=== Objective ===
Copy the data precisely, character for character, and leave out every picture.
## BEGIN Source material
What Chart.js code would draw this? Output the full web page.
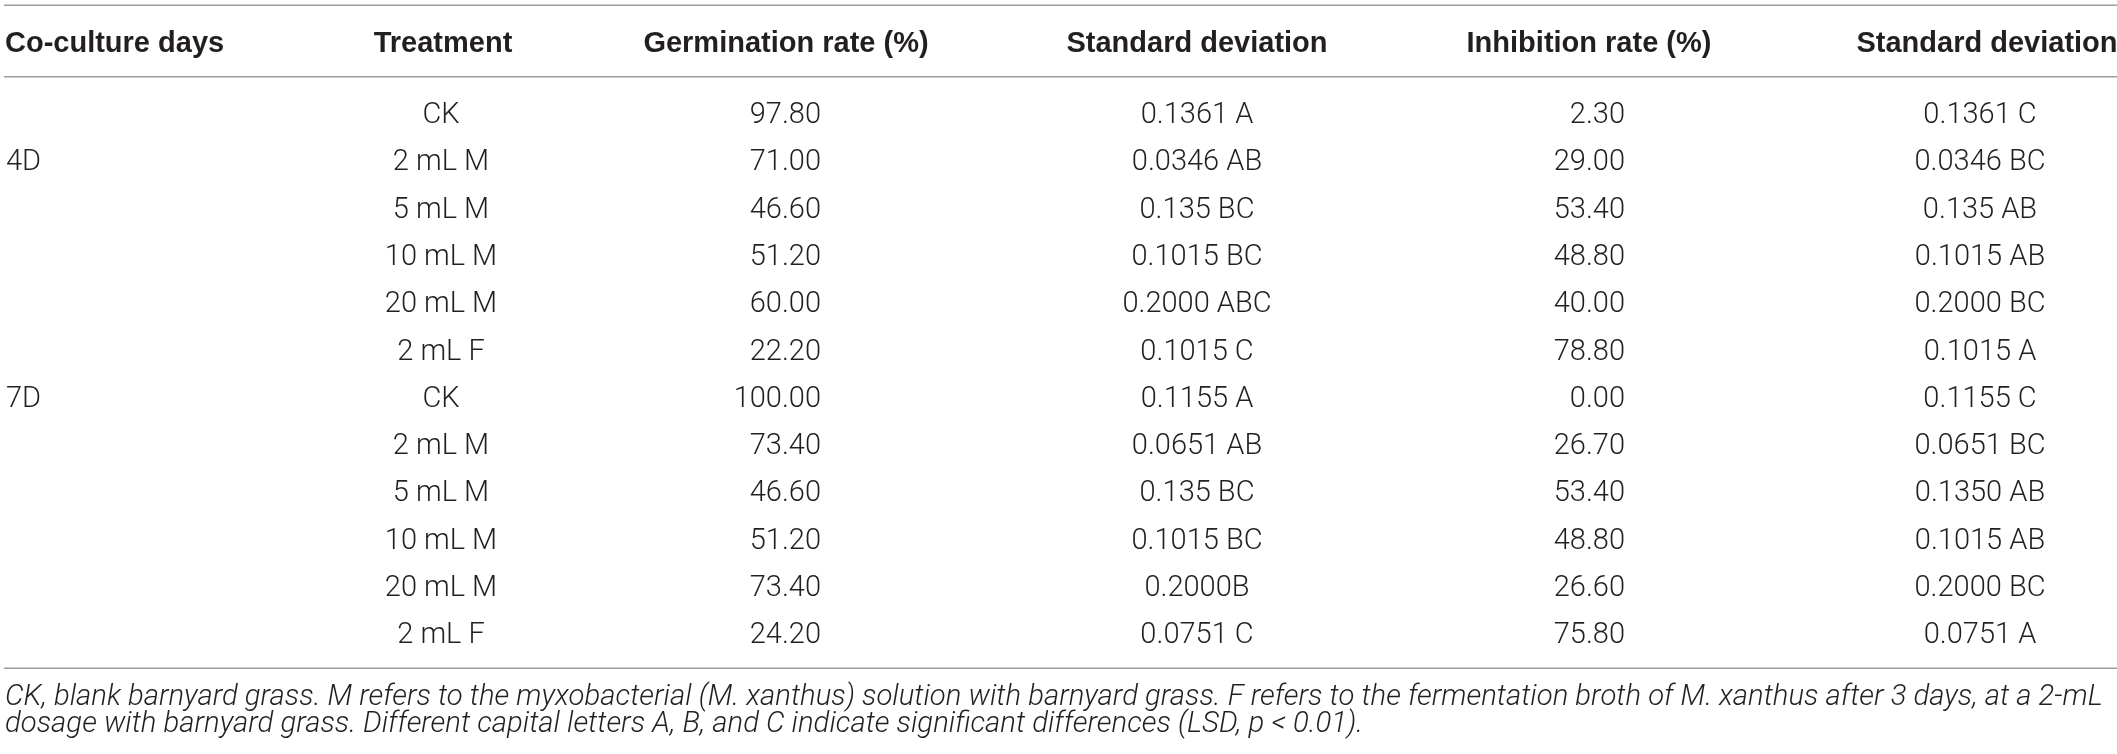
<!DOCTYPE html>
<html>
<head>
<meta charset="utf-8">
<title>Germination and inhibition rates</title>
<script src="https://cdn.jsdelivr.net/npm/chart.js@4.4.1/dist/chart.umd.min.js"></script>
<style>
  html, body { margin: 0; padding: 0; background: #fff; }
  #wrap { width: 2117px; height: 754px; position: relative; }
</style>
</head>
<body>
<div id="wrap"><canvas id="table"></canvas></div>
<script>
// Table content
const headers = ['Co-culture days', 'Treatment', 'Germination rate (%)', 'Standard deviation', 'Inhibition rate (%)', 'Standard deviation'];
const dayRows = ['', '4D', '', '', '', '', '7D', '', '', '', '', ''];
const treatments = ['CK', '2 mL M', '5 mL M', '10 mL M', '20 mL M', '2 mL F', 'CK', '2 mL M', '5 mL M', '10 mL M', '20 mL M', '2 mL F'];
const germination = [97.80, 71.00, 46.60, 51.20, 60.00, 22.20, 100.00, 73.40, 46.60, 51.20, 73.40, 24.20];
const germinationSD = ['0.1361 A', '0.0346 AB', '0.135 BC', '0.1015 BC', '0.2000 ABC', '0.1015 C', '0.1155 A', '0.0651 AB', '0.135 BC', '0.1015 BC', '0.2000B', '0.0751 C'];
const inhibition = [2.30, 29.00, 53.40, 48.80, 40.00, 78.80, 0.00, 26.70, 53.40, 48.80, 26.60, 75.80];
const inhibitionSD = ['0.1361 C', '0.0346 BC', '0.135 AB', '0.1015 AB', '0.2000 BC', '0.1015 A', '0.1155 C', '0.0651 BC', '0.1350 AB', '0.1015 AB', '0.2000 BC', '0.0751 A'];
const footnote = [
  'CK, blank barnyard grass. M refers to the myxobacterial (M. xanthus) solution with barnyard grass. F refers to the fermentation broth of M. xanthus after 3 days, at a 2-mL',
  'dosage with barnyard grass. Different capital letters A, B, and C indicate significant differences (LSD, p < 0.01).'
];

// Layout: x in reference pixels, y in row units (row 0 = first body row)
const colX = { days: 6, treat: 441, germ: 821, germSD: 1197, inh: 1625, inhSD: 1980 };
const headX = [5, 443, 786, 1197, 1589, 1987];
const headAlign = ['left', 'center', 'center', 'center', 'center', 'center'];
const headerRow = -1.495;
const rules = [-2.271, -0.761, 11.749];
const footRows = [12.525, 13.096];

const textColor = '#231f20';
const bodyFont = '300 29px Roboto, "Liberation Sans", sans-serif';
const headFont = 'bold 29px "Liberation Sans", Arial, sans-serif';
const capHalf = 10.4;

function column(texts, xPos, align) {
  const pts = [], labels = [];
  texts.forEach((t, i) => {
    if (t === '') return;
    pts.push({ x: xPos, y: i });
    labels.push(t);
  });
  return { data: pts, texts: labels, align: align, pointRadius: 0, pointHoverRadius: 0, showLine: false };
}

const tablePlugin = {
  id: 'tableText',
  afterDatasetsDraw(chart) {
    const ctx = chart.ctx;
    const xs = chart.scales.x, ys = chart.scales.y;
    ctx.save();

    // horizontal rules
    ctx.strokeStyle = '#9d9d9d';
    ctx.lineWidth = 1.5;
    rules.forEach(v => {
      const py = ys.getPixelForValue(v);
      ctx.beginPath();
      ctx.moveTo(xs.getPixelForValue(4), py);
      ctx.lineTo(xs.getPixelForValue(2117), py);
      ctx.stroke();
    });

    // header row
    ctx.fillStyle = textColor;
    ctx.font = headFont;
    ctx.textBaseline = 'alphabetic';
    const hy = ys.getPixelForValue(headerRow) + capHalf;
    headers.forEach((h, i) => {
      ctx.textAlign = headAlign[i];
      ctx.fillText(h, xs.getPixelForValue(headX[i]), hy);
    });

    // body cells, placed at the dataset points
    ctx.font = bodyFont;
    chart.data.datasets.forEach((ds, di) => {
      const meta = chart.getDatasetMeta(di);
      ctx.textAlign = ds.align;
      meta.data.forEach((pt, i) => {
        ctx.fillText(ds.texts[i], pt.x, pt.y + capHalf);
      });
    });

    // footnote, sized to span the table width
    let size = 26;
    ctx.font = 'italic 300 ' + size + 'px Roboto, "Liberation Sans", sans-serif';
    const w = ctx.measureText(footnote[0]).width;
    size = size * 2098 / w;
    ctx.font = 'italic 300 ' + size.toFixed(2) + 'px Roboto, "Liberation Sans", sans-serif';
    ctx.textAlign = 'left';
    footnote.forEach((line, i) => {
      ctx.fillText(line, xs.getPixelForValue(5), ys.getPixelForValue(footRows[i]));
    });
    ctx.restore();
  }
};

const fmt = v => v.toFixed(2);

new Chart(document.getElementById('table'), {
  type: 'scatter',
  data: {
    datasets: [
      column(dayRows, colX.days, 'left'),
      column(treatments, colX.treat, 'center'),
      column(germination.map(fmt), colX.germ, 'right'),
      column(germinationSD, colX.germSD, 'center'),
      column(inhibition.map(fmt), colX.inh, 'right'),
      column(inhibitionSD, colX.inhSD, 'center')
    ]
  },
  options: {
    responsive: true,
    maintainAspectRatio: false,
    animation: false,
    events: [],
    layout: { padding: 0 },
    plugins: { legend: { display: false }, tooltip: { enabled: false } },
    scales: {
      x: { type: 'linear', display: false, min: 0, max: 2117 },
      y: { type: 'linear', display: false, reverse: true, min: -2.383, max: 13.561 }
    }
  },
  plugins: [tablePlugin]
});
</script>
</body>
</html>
## END Source material
=== Answer to this problem ===
What Chart.js code would draw this? Output the full web page.
<!DOCTYPE html>
<html>
<head>
<meta charset="utf-8">
<title>Germination and inhibition rates</title>
<script src="https://cdn.jsdelivr.net/npm/chart.js@4.4.1/dist/chart.umd.min.js"></script>
<style>
  html, body { margin: 0; padding: 0; background: #fff; }
  #wrap { width: 2117px; height: 754px; position: relative; }
</style>
</head>
<body>
<div id="wrap"><canvas id="table"></canvas></div>
<script>
// Table content
const headers = ['Co-culture days', 'Treatment', 'Germination rate (%)', 'Standard deviation', 'Inhibition rate (%)', 'Standard deviation'];
const dayRows = ['', '4D', '', '', '', '', '7D', '', '', '', '', ''];
const treatments = ['CK', '2 mL M', '5 mL M', '10 mL M', '20 mL M', '2 mL F', 'CK', '2 mL M', '5 mL M', '10 mL M', '20 mL M', '2 mL F'];
const germination = [97.80, 71.00, 46.60, 51.20, 60.00, 22.20, 100.00, 73.40, 46.60, 51.20, 73.40, 24.20];
const germinationSD = ['0.1361 A', '0.0346 AB', '0.135 BC', '0.1015 BC', '0.2000 ABC', '0.1015 C', '0.1155 A', '0.0651 AB', '0.135 BC', '0.1015 BC', '0.2000B', '0.0751 C'];
const inhibition = [2.30, 29.00, 53.40, 48.80, 40.00, 78.80, 0.00, 26.70, 53.40, 48.80, 26.60, 75.80];
const inhibitionSD = ['0.1361 C', '0.0346 BC', '0.135 AB', '0.1015 AB', '0.2000 BC', '0.1015 A', '0.1155 C', '0.0651 BC', '0.1350 AB', '0.1015 AB', '0.2000 BC', '0.0751 A'];
const footnote = [
  'CK, blank barnyard grass. M refers to the myxobacterial (M. xanthus) solution with barnyard grass. F refers to the fermentation broth of M. xanthus after 3 days, at a 2-mL',
  'dosage with barnyard grass. Different capital letters A, B, and C indicate significant differences (LSD, p < 0.01).'
];

// Layout: x in reference pixels, y in row units (row 0 = first body row)
const colX = { days: 6, treat: 441, germ: 821, germSD: 1197, inh: 1625, inhSD: 1980 };
const headX = [5, 443, 786, 1197, 1589, 1987];
const headAlign = ['left', 'center', 'center', 'center', 'center', 'center'];
const headerRow = -1.495;
const rules = [-2.271, -0.761, 11.749];
const footRows = [12.525, 13.096];

const textColor = '#231f20';
const bodyFont = '300 29px Roboto, "Liberation Sans", sans-serif';
const headFont = 'bold 29px "Liberation Sans", Arial, sans-serif';
const capHalf = 10.4;

function column(texts, xPos, align) {
  const pts = [], labels = [];
  texts.forEach((t, i) => {
    if (t === '') return;
    pts.push({ x: xPos, y: i });
    labels.push(t);
  });
  return { data: pts, texts: labels, align: align, pointRadius: 0, pointHoverRadius: 0, showLine: false };
}

const tablePlugin = {
  id: 'tableText',
  afterDatasetsDraw(chart) {
    const ctx = chart.ctx;
    const xs = chart.scales.x, ys = chart.scales.y;
    ctx.save();

    // horizontal rules
    ctx.strokeStyle = '#9d9d9d';
    ctx.lineWidth = 1.5;
    rules.forEach(v => {
      const py = ys.getPixelForValue(v);
      ctx.beginPath();
      ctx.moveTo(xs.getPixelForValue(4), py);
      ctx.lineTo(xs.getPixelForValue(2117), py);
      ctx.stroke();
    });

    // header row
    ctx.fillStyle = textColor;
    ctx.font = headFont;
    ctx.textBaseline = 'alphabetic';
    const hy = ys.getPixelForValue(headerRow) + capHalf;
    headers.forEach((h, i) => {
      ctx.textAlign = headAlign[i];
      ctx.fillText(h, xs.getPixelForValue(headX[i]), hy);
    });

    // body cells, placed at the dataset points
    ctx.font = bodyFont;
    chart.data.datasets.forEach((ds, di) => {
      const meta = chart.getDatasetMeta(di);
      ctx.textAlign = ds.align;
      meta.data.forEach((pt, i) => {
        ctx.fillText(ds.texts[i], pt.x, pt.y + capHalf);
      });
    });

    // footnote, sized to span the table width
    let size = 26;
    ctx.font = 'italic 300 ' + size + 'px Roboto, "Liberation Sans", sans-serif';
    const w = ctx.measureText(footnote[0]).width;
    size = size * 2098 / w;
    ctx.font = 'italic 300 ' + size.toFixed(2) + 'px Roboto, "Liberation Sans", sans-serif';
    ctx.textAlign = 'left';
    footnote.forEach((line, i) => {
      ctx.fillText(line, xs.getPixelForValue(5), ys.getPixelForValue(footRows[i]));
    });
    ctx.restore();
  }
};

const fmt = v => v.toFixed(2);

new Chart(document.getElementById('table'), {
  type: 'scatter',
  data: {
    datasets: [
      column(dayRows, colX.days, 'left'),
      column(treatments, colX.treat, 'center'),
      column(germination.map(fmt), colX.germ, 'right'),
      column(germinationSD, colX.germSD, 'center'),
      column(inhibition.map(fmt), colX.inh, 'right'),
      column(inhibitionSD, colX.inhSD, 'center')
    ]
  },
  options: {
    responsive: true,
    maintainAspectRatio: false,
    animation: false,
    events: [],
    layout: { padding: 0 },
    plugins: { legend: { display: false }, tooltip: { enabled: false } },
    scales: {
      x: { type: 'linear', display: false, min: 0, max: 2117 },
      y: { type: 'linear', display: false, reverse: true, min: -2.383, max: 13.561 }
    }
  },
  plugins: [tablePlugin]
});
</script>
</body>
</html>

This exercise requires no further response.